Opinion Filed: February 16, 2006.
APPEAL from a judgment and an order of the circuit court for Milwaukee County: MARY M. KUHNMUENCH, Judge. Affirmed.
Before Lundsten, P.J., Vergeront and Higginbotham, JJ.
Joeval Jones appeals from a judgment of conviction and an order denying his postconviction motion. The issues relate to his plea-withdrawal request made at sentencing. We affirm.
¶ 2 Jones pleaded no contest to one count of second-degree reckless homicide by use of a dangerous weapon. Jones appeared with counsel at sentencing. When the court offered Jones his right of allocution, Jones stated that he wanted to withdraw his plea. The court then engaged Jones directly in a lengthy discussion to determine the ground for the request. Jones asserted that he had been coerced or intimidated into making the plea by certain other gang members with whom he had been incarcerated at the time. After discussing the issue with Jones directly, the court asked Jones' attorney if she was aware of this claim, and she was not. The court provided a chance for Jones and his attorney to discuss the matter. When the hearing resumed, his attorney said that Jones was not willing to discuss the issue with her and, therefore, "since this is a critical decision, he should have a different lawyer to help him."

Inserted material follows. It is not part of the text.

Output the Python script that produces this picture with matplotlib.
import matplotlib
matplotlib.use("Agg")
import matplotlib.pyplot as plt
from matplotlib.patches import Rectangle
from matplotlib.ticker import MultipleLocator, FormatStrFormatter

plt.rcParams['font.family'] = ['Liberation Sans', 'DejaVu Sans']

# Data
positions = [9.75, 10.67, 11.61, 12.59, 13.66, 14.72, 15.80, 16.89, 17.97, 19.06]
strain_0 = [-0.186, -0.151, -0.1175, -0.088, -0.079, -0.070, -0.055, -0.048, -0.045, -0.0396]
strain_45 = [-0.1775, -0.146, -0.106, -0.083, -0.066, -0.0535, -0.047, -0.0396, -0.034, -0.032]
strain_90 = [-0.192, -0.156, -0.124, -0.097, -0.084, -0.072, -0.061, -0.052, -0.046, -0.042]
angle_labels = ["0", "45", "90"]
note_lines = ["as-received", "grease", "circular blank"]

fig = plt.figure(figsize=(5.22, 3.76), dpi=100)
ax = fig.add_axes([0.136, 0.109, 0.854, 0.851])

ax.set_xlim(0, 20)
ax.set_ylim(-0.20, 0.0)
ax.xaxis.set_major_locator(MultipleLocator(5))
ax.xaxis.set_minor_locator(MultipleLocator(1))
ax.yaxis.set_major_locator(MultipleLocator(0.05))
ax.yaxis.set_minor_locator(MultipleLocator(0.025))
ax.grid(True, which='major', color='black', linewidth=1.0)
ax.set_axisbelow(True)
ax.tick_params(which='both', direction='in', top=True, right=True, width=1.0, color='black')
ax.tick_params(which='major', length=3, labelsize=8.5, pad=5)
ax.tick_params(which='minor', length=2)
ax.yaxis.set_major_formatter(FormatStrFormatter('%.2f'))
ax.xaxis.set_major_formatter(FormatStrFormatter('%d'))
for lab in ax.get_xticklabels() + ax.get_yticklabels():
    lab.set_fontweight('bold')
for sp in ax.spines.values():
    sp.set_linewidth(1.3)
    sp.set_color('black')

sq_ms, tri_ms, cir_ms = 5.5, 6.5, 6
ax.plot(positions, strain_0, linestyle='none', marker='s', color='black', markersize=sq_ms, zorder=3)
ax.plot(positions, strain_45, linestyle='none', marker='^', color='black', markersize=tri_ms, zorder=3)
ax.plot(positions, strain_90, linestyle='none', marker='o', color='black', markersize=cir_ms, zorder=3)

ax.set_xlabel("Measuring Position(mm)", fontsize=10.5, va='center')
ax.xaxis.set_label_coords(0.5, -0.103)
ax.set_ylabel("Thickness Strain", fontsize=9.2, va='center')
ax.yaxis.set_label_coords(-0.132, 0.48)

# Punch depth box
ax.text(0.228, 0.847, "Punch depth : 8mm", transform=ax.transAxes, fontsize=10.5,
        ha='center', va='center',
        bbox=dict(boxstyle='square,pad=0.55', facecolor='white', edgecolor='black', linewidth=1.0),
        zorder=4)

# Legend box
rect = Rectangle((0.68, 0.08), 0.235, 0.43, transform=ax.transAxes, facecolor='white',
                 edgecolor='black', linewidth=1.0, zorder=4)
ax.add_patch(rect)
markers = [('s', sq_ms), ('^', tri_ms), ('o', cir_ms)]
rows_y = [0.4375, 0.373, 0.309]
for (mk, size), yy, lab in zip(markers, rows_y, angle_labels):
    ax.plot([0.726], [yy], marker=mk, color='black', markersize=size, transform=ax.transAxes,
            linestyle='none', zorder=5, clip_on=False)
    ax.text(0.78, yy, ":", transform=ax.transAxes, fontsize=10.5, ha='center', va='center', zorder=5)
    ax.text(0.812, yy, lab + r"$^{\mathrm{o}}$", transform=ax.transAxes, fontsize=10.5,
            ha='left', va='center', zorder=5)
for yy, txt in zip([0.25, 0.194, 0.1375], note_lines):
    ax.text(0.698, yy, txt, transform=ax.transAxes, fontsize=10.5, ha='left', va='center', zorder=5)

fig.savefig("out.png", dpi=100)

¶ 3 The court did not directly decide the request for a different lawyer. After discussing various portions of the record, the court denied the plea-withdrawal request because the court saw "no basis in it." The court then imposed sentence. After sentencing, represented by postconviction counsel, Jones filed a postconviction motion that again sought to withdraw the plea, on essentially the same grounds. The court denied the motion.
¶ 4 Jones makes several arguments on appeal. We first address whether the court erred by denying Jones' request to withdraw his plea before sentencing. Our review is based on the record that was before the court at that time. The parties agree that the standard at that stage is whether the defendant has a "fair and just reason" to withdraw the plea. See State v. Canedy, 161 Wis. 2d 565, 583-84, 469 N.W.2d 163 (1991).

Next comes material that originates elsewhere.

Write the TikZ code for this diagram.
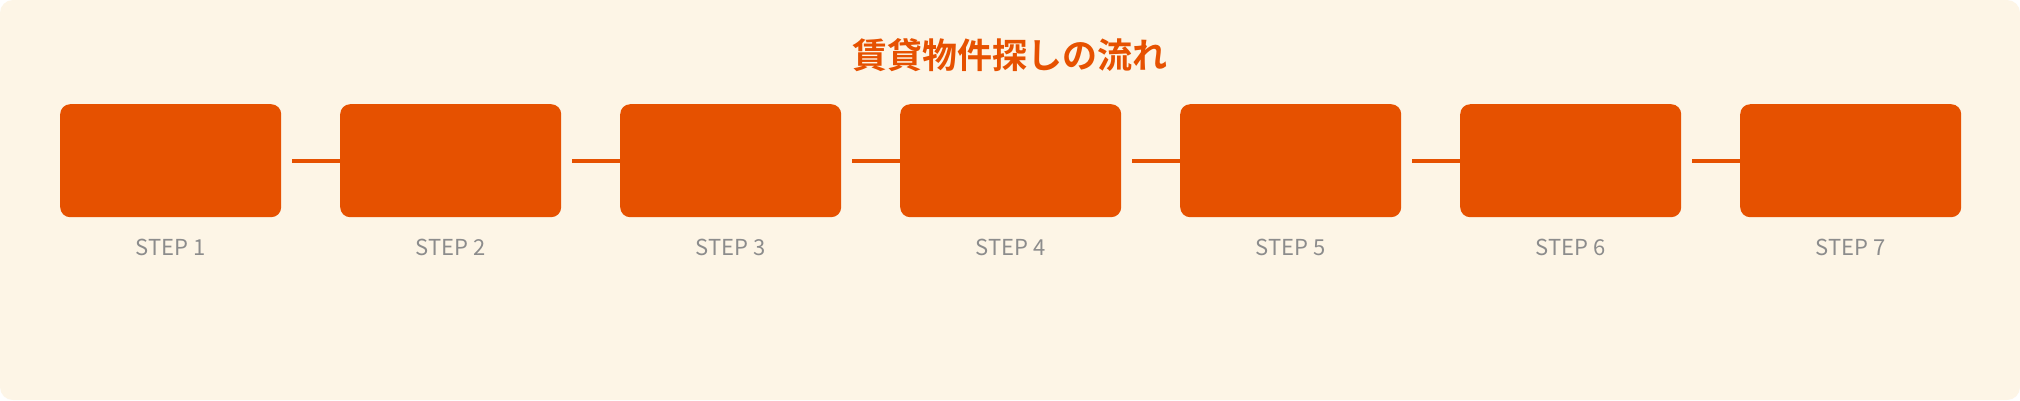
\documentclass[tikz,border=0pt]{standalone}
\usepackage{fontspec}
\setmainfont{Noto Sans}
\newfontfamily\cjk{Noto Sans CJK JP}[BoldFont={* Bold}]
\definecolor{bgcream}{HTML}{FDF5E6}
\definecolor{stepor}{HTML}{E65100}
\definecolor{stepgrey}{HTML}{8C8C8C}
\tikzset{
  stepbox/.style={fill=stepor, draw=none, rounded corners=10pt, minimum width=221pt, minimum height=113pt, inner sep=0pt, anchor=north west},
  steplabel/.style={text=stepgrey, font=\cjk\fontsize{22}{26}\selectfont, anchor=center, inner sep=0pt},
  linker/.style={draw=stepor, line width=4pt},
}
\begin{document}
\begin{tikzpicture}[x=1pt,y=-1pt]
\useasboundingbox (0,0) rectangle (2020,400);
\fill[white] (0,0) rectangle (2020,400);
\fill[bgcream, rounded corners=13pt] (0,0) rectangle (2020,400);
\node[text=stepor, font=\cjk\bfseries\fontsize{35}{40}\selectfont, inner sep=0pt] (title) at (1010,55) {賃貸物件探しの流れ};
\foreach \i in {1,...,7} {
  \pgfmathsetmacro{\xx}{60+280*(\i-1)}
  \coordinate (c\i) at (\xx+232,160.7);
}
\foreach \i in {1,...,6} {
  \draw[linker] (c\i) -- ++(60,0);
}
\foreach \i in {1,...,7} {
  \pgfmathsetmacro{\xx}{60+280*(\i-1)}
  \node[stepbox] (s\i) at (\xx,104) {};
  \node[steplabel] (l\i) at (\xx+110.5,247.5) {STEP \i};
}
\end{tikzpicture}
\end{document}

¶ 5 The reason Jones gave at sentencing was that certain things were said to him by two other inmates who were placed in a holding cell with him on the day before he entered his plea. According to Jones, one of those people "told me it would be in my best interest to take the first thing they come to me with, because it would help him out a lot, and he said knowing my family circumstances, after I take the plea, would make sure that money stay on my books and that I'm taken care of." As to this person Jones further stated that "he's an intimidating guy," that he admitted to involvement in over a dozen murders, and that he is "the real leader of the Ghetto Boys." Jones further stated that the other inmate, Bernard Gardner, told him that if Jones could talk a third person into giving Gardner $5,000, Gardner would withdraw his statement and not testify. As a result of these contacts, Jones said he felt he was "intimidated into taking this plea."

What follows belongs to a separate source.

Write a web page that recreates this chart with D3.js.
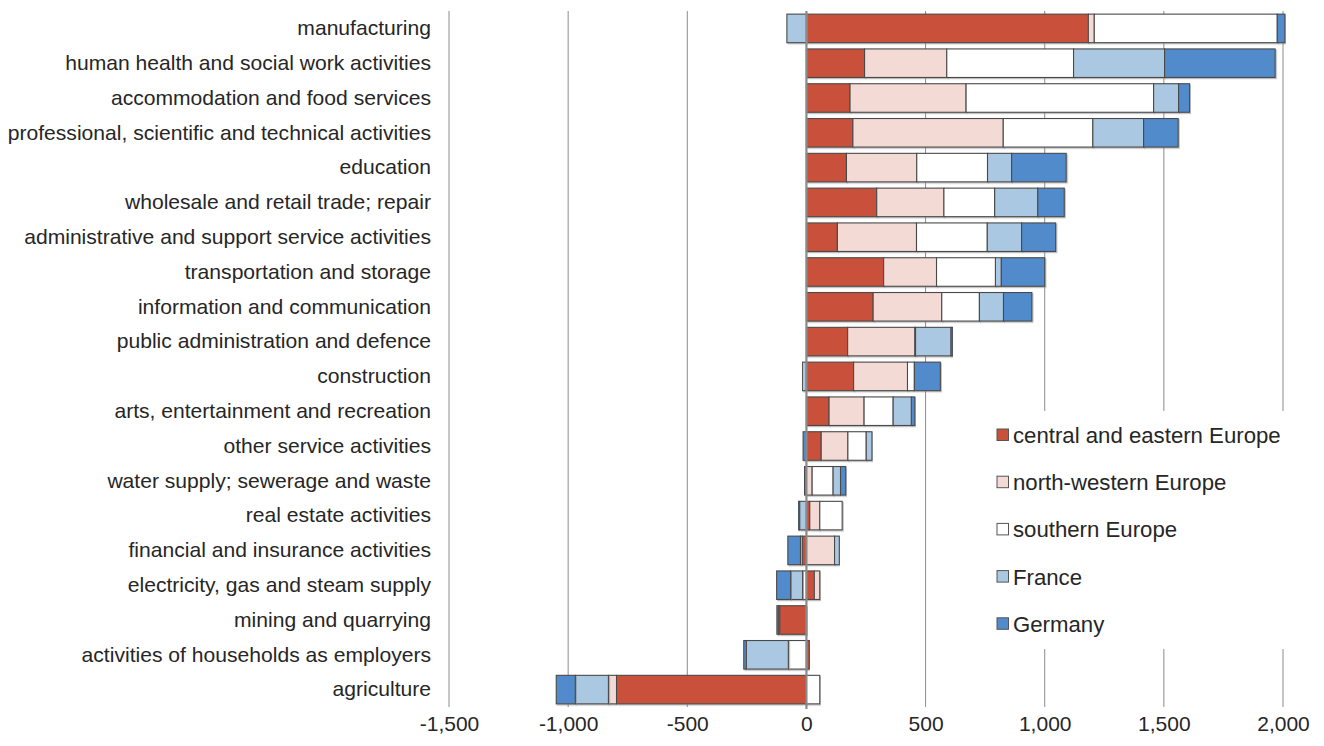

¶ 6 We conclude that the circuit court properly denied Jones' request. It is not enough for a defendant to say that he was intimidated: the circuit court must also believe the facts alleged are true. See Canedy, 161 Wis. 2d at 584-86. Although Jones was not sworn and did not testify, the circuit court could properly make a credibility determination based on its discussion with Jones, and could properly decide that there was no factual basis for the plea-withdrawal request. Credibility determinations in this context are for the circuit court, not this court. State v. Kivioja, 225 Wis. 2d 271, 289-92, 592 N.W.2d 220 (1999).
¶ 7 We have also considered whether there is a basis for a claim that Jones' trial counsel was ineffective by failing to make a request for plea withdrawal. However, even if his attorney had made that argument, it would fail on the prejudice component. See Strickland v. Washington, 466 U.S. 668, 687 (1984) (to establish ineffective assistance of counsel defendant must show that counsel's performance was deficient and that such performance prejudiced his defense). Jones does not point to anything his attorney could have done to change the court's assessment of the basis for the request.
¶ 8 Jones next argues that the court erred by allowing him to proceed pro se on his plea-withdrawal request without there being an on-the-record waiver of his right to counsel, as required by State v. Klessig, 211 Wis. 2d 194, 206-07, 564 N.W.2d 716 (1997). He also argues that the court erred by "forcing" him to proceed on the request without counsel. We reject these arguments because Jones was not pro se. He was represented throughout the entire time period. The court did not relieve his attorney from representation, and counsel remained present at all times during the proceedings.
¶ 9 In his appellate brief Jones also makes a reference to being pressured by counsel to accept the plea offer. This was not an issue Jones raised during his discussion with the court before sentencing. To raise this issue, Jones would have to do it in the context of a post-sentencing motion to withdraw his plea on the ground that there had been a manifest injustice. However, his appellate brief does not argue based on the post-sentencing manifest injustice standard, and therefore we understand Jones's argument on appeal to be limited to whether the court erred by denying his presentence plea withdrawal request.
By the Court. — Judgment and order affirmed.